THE PAST RECAPTURED, by Marcel Proust, translated from the French by Frederick A. Blossom, Ph.D. New York, Albert & Charles Boni. 1932. $2.50.

WITH the publication of "The Past Recaptured," the translation of Marcel Proust's great novel, "A la Recherche du Temps Perdu," under the title "Remembrance of Things Past," is brought to a close. As the Italian critic Umberto Morra has said, men may imitate parts of it with some success, but the whole will never again be equaled. In the present literary world where few writers and critics have been able to agree about anything, all have joined in their homage to the work of Proust.

The motif of this, the seventh and last part of the novel, is Time and Change. Throughout the years Proust traces, things and people have slowly altered, but it took the war to give the final impetus for the complete reversal of the Paris society, the society of the "Guermantes set," he pictures. From the time that the narrator sees the stricken M. de Charlus bow like a slave before Mme. de Sainte-Euverte, a woman he had always refused to recognize, till the author decides to write this work, it is the change that has come about that he emphasizes. The unevenness of two stones in the Prince de Guermantes courtyard, for instance, brings back to him the whole atmosphere of Venice, where he had stopped on stones of the same unevenness, and of his early years.
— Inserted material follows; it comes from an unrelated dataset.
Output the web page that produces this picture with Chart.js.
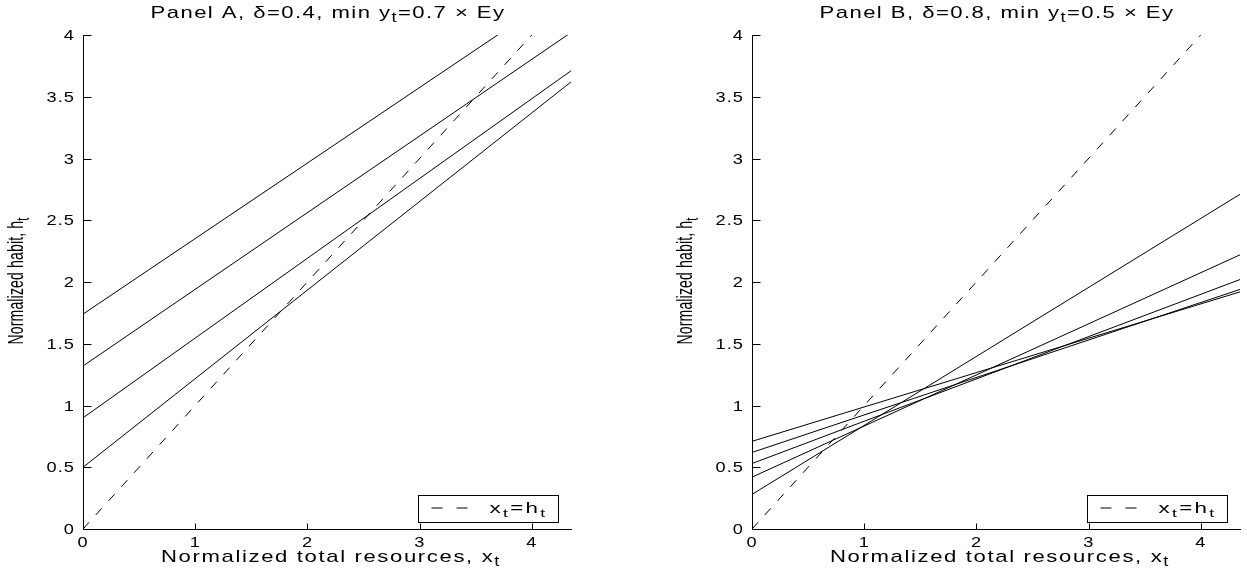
<!DOCTYPE html>
<html>
<head>
<meta charset="utf-8">
<script src="https://cdn.jsdelivr.net/npm/chart.js@4.4.1/dist/chart.umd.min.js"></script>
<style>
  html, body { margin:0; padding:0; background:#fff; overflow:hidden; width:1247px; height:575px; }
  .wrap { position:absolute; top:0; height:575px; }
  canvas { display:block; }
</style>
</head>
<body>
<div class="wrap" style="left:0;width:620px"><canvas id="cA" width="620" height="575"></canvas></div>
<div class="wrap" style="left:669px;width:578px"><canvas id="cB" width="578" height="575"></canvas></div>
<script>
// ---------------- data ----------------
const xGrid = [0, 4.35];            // x values where each policy line is read
const diagX = [0, 4];               // 45-degree line x_t = h_t
const diagY = [0, 4];

// Panel A (delta = 0.4): four lines
const panelA_line1 = [1.74, 4.40];
const panelA_line2 = [1.32, 4.02];
const panelA_line3 = [0.90, 3.71];
const panelA_line4 = [0.50, 3.62];

// Panel B (delta = 0.8): five lines
const panelB_line1 = [0.28, 2.71];
const panelB_line2 = [0.42, 2.22];
const panelB_line3 = [0.53, 2.02];
const panelB_line4 = [0.62, 1.94];
const panelB_line5 = [0.71, 1.92];

const xTickValues = [0, 1, 2, 3, 4];
const xTickLabels = ['0', '1', '2', '3', '4'];
const yTickValues = [0, 0.5, 1, 1.5, 2, 2.5, 3, 3.5, 4];
const yTickLabels = ['0', '0.5', '1', '1.5', '2', '2.5', '3', '3.5', '4'];

const titleA = [{t:'Panel A, \u03b4=0.4, min y'}, {t:'t', sub:true}, {t:'=0.7 \u00d7 Ey'}];
const titleB = [{t:'Panel B, \u03b4=0.8, min y'}, {t:'t', sub:true}, {t:'=0.5 \u00d7 Ey'}];
const xLabel = [{t:'Normalized total resources, x'}, {t:'t', sub:true}];
const yLabel = [{t:'Normalized habit, h'}, {t:'t', sub:true}];
const legendLabel = [{t:'x'}, {t:'t', sub:true}, {t:'=h'}, {t:'t', sub:true}];

// ---------------- helpers ----------------
const FONT = '"Liberation Sans", Arial, Helvetica, sans-serif';

function pts(xs, ys) { return xs.map((x, i) => ({x: x, y: ys[i]})); }

function drawRich(ctx, parts, x, y, o) {
  ctx.save();
  const size = o.size, subSize = o.subSize || Math.round(size * 0.8), subDy = o.subDy || 4;
  let natural = 0, n = 0;
  const widths = [];
  for (const p of parts) {
    ctx.font = (p.sub ? subSize : size) + 'px ' + FONT;
    try { ctx.letterSpacing = '0px'; } catch (e) {}
    const w = ctx.measureText(p.t).width;
    widths.push(w); natural += w; n += [...p.t].length;
  }
  const sx = o.sx || 1;
  const along = o.rotate ? 1 : sx;
  let ls = o.ls || 0;
  if (o.target) ls = Math.max(0, (o.target / along - natural) / n);
  const total = natural + ls * n;
  ctx.translate(x, y);
  ctx.scale(sx, 1);
  if (o.rotate) ctx.rotate(-Math.PI / 2);
  let cx = o.align === 'center' ? -total / 2 : (o.align === 'right' ? -total : 0);
  ctx.fillStyle = '#000';
  ctx.textAlign = 'left';
  ctx.textBaseline = 'alphabetic';
  parts.forEach((p, i) => {
    ctx.font = (p.sub ? subSize : size) + 'px ' + FONT;
    try { ctx.letterSpacing = ls + 'px'; } catch (e) {}
    ctx.fillText(p.t, cx, p.sub ? subDy : 0);
    cx += widths[i] + ls * [...p.t].length;
  });
  ctx.restore();
}

function decorPlugin(title) {
  return {
    id: 'decor',
    afterDraw(chart) {
      const ctx = chart.ctx, ca = chart.chartArea;
      const xs = chart.scales.x, ys = chart.scales.y;
      const L = Math.round(ca.left) + 0.5, B = Math.round(ca.bottom) + 0.5;
      ctx.save();
      ctx.strokeStyle = '#000';
      ctx.lineWidth = 1;
      ctx.setLineDash([]);
      // inward tick marks
      ctx.beginPath();
      xs.ticks.forEach(t => {
        const px = Math.round(xs.getPixelForValue(t.value)) + 0.5;
        ctx.moveTo(px, B); ctx.lineTo(px, B - 6);
      });
      ys.ticks.forEach(t => {
        const py = Math.round(ys.getPixelForValue(t.value)) + 0.5;
        ctx.moveTo(L, py); ctx.lineTo(L + 8, py);
      });
      ctx.stroke();
      ctx.restore();
      // tick labels
      xs.ticks.forEach((t, i) => {
        drawRich(ctx, [{t: xTickLabels[i]}], xs.getPixelForValue(t.value), ca.bottom + 18,
          {size: 14, sx: 1.3, ls: 0.5, align: 'center'});
      });
      ys.ticks.forEach((t, i) => {
        drawRich(ctx, [{t: yTickLabels[i]}], ca.left - 8, ys.getPixelForValue(t.value) + 5,
          {size: 14, sx: 1.3, ls: 0.8, align: 'right'});
      });
      const cxm = (ca.left + ca.right) / 2;
      // title
      drawRich(ctx, title, cxm + 1, 18, {size: 17, sx: 1.3, target: 355, align: 'center', subDy: 4});
      // x label
      drawRich(ctx, xLabel, cxm + 4, 562, {size: 17, sx: 1.3, target: 340, align: 'center', subDy: 4});
      // y label (rotated)
      drawRich(ctx, yLabel, ca.left - 60, (ca.top + ca.bottom) / 2 - 1,
        {size: 14, sx: 1.6, target: 127, align: 'center', rotate: true, subDy: 4});
      // legend
      const bw = 140, bh = 27;
      const bx = Math.round(ca.right - 13 - bw) + 0.5, by = Math.round(ca.bottom - 7.5 - bh) + 0.5;
      ctx.save();
      ctx.fillStyle = '#fff';
      ctx.fillRect(bx, by, bw, bh);
      ctx.strokeStyle = '#000';
      ctx.lineWidth = 1;
      ctx.setLineDash([]);
      ctx.strokeRect(bx, by, bw, bh);
      ctx.setLineDash([11, 14]);
      ctx.beginPath();
      ctx.moveTo(bx + 13, by + 12.5);
      ctx.lineTo(bx + 49, by + 12.5);
      ctx.stroke();
      ctx.restore();
      drawRich(ctx, legendLabel, bx + 71, by + 17, {size: 14, sx: 1.6, target: 58, align: 'left', subDy: 4});
    }
  };
}

function makeChart(id, lines, title, padRight) {
  const datasets = lines.map((ys, i) => ({
    label: 'line' + (i + 1),
    data: pts(xGrid, ys),
    showLine: true,
    borderColor: '#000',
    borderWidth: 1,
    pointRadius: 0,
    pointHoverRadius: 0,
    fill: false,
    tension: 0
  }));
  datasets.push({
    label: 'diag',
    data: pts(diagX, diagY),
    showLine: true,
    borderColor: '#000',
    borderWidth: 1,
    borderDash: [9, 10],
    pointRadius: 0,
    pointHoverRadius: 0,
    fill: false
  });
  const axisCommon = {
    type: 'linear',
    grid: {display: false},
    border: {display: true, color: '#000', width: 1},
    ticks: {display: false}
  };
  return new Chart(document.getElementById(id), {
    type: 'scatter',
    data: {datasets},
    options: {
      responsive: false,
      animation: false,
      devicePixelRatio: 1,
      events: [],
      layout: {padding: {left: 0, top: 35, right: padRight, bottom: 0}},
      plugins: {legend: {display: false}, tooltip: {enabled: false}, title: {display: false}},
      scales: {
        x: Object.assign({}, axisCommon, {
          min: 0, max: 4.35,
          afterBuildTicks: s => { s.ticks = xTickValues.map(v => ({value: v})); },
          afterFit: s => { s.height = 46; }
        }),
        y: Object.assign({}, axisCommon, {
          min: 0, max: 4,
          afterBuildTicks: s => { s.ticks = yTickValues.map(v => ({value: v})); },
          afterFit: s => { s.width = 83; }
        })
      }
    },
    plugins: [decorPlugin(title)]
  });
}

makeChart('cA', [panelA_line1, panelA_line2, panelA_line3, panelA_line4], titleA, 49);
makeChart('cB', [panelB_line1, panelB_line2, panelB_line3, panelB_line4, panelB_line5], titleB, 7);
</script>
</body>
</html>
In contrast to these reminiscences are the facts of the present. Mme. Verdurin has become the Princess de Guermantes, Gilberte is fat and has a daughter grown up, Bloch is in society, and the Duchess de Guermantes is completely out of it.

Throughout the novel hundreds of characters, as diverse as life itself, appear and reappear, and their every motive is analyzed. Proust reflects their world, which, like himself, is neurotic, tortured, and decadent. It is in the great piling up of character and detail that the overpowering effect is produced. The author knows, better than any other contemporary writer, the human mind; and he makes each character living and real. He has two primary interests: sexual perversion and social change. Few have had better subjects to show these than Proust in the Paris from 1890 till after the War, and he presents them with an amazing vividness.

A word might be said about Dr. Blossom's translation. In many ways it lacks that which made C. K. Scott-Moncriess' translation, one of the best examples of the art in English. The Classic flavor, for instance, of that great scholar's prose, so admirably suited to the epic "Remembrance of Things Past" is, has disappeared. On the other hand, Dr. Blossom has a marvelous command of the colloquial idiom which brings out another side of Proust's French. But in any case, "The Past Recaptured" is a vast improvement over the former translation, never published in this country, titled "Time Regained."